** TASK REQUIREMENTS **
Transcribe the material word for word, but without the images.

** DATA SEGMENT **
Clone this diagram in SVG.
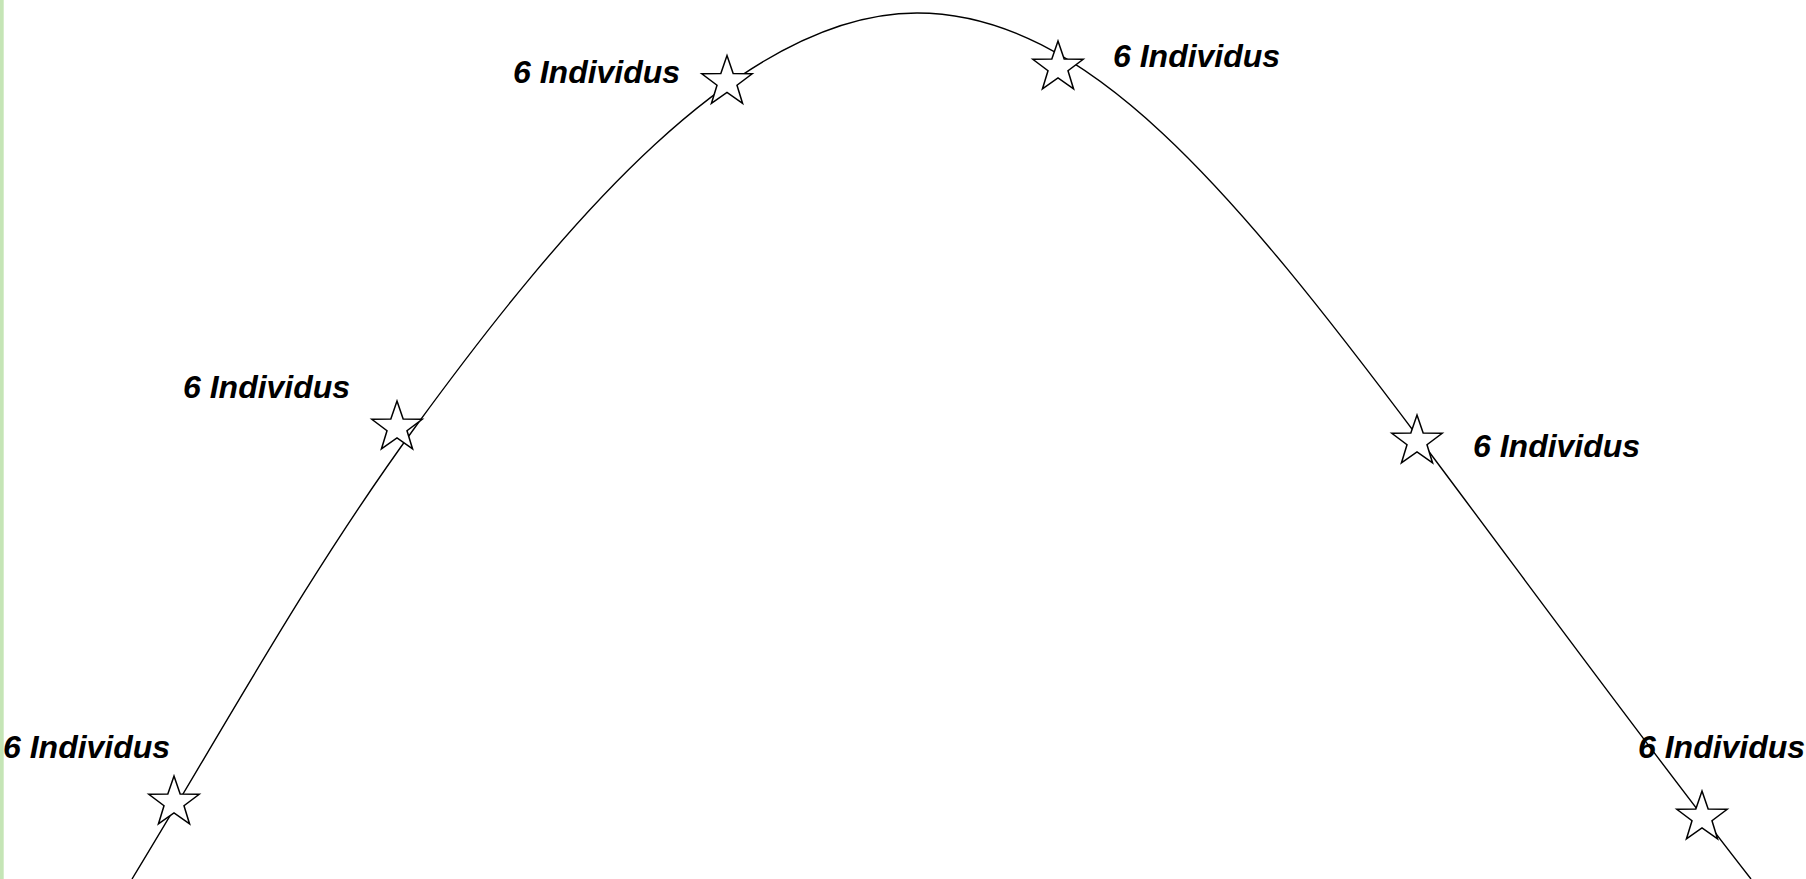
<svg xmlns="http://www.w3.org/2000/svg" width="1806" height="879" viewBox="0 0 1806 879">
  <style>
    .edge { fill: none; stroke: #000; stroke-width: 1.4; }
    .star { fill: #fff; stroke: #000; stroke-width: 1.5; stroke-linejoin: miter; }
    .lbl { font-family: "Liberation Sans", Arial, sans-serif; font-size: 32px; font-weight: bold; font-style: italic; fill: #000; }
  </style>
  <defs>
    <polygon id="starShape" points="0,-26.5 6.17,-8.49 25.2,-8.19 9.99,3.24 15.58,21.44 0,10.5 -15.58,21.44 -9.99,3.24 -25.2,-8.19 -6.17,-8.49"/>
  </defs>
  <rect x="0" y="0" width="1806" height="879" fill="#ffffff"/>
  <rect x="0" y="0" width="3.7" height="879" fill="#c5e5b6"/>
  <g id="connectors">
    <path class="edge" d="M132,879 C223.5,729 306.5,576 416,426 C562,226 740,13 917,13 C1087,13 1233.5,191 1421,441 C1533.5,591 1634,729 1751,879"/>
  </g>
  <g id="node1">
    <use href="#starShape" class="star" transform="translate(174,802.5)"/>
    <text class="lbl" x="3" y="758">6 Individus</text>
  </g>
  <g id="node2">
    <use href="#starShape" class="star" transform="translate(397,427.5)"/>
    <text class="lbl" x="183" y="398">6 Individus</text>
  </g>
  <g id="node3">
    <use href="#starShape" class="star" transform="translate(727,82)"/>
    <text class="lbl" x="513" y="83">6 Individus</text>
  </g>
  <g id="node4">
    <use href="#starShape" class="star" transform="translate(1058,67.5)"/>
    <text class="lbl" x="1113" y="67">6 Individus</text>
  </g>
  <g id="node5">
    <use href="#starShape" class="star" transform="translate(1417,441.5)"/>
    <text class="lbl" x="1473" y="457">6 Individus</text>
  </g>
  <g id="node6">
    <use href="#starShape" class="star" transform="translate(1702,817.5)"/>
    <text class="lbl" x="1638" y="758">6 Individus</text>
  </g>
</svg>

** RESULT BELOW **
Clone this diagram in SVG.
<svg xmlns="http://www.w3.org/2000/svg" width="1806" height="879" viewBox="0 0 1806 879">
  <style>
    .edge { fill: none; stroke: #000; stroke-width: 1.4; }
    .star { fill: #fff; stroke: #000; stroke-width: 1.5; stroke-linejoin: miter; }
    .lbl { font-family: "Liberation Sans", Arial, sans-serif; font-size: 32px; font-weight: bold; font-style: italic; fill: #000; }
  </style>
  <defs>
    <polygon id="starShape" points="0,-26.5 6.17,-8.49 25.2,-8.19 9.99,3.24 15.58,21.44 0,10.5 -15.58,21.44 -9.99,3.24 -25.2,-8.19 -6.17,-8.49"/>
  </defs>
  <rect x="0" y="0" width="1806" height="879" fill="#ffffff"/>
  <rect x="0" y="0" width="3.7" height="879" fill="#c5e5b6"/>
  <g id="connectors">
    <path class="edge" d="M132,879 C223.5,729 306.5,576 416,426 C562,226 740,13 917,13 C1087,13 1233.5,191 1421,441 C1533.5,591 1634,729 1751,879"/>
  </g>
  <g id="node1">
    <use href="#starShape" class="star" transform="translate(174,802.5)"/>
    <text class="lbl" x="3" y="758">6 Individus</text>
  </g>
  <g id="node2">
    <use href="#starShape" class="star" transform="translate(397,427.5)"/>
    <text class="lbl" x="183" y="398">6 Individus</text>
  </g>
  <g id="node3">
    <use href="#starShape" class="star" transform="translate(727,82)"/>
    <text class="lbl" x="513" y="83">6 Individus</text>
  </g>
  <g id="node4">
    <use href="#starShape" class="star" transform="translate(1058,67.5)"/>
    <text class="lbl" x="1113" y="67">6 Individus</text>
  </g>
  <g id="node5">
    <use href="#starShape" class="star" transform="translate(1417,441.5)"/>
    <text class="lbl" x="1473" y="457">6 Individus</text>
  </g>
  <g id="node6">
    <use href="#starShape" class="star" transform="translate(1702,817.5)"/>
    <text class="lbl" x="1638" y="758">6 Individus</text>
  </g>
</svg>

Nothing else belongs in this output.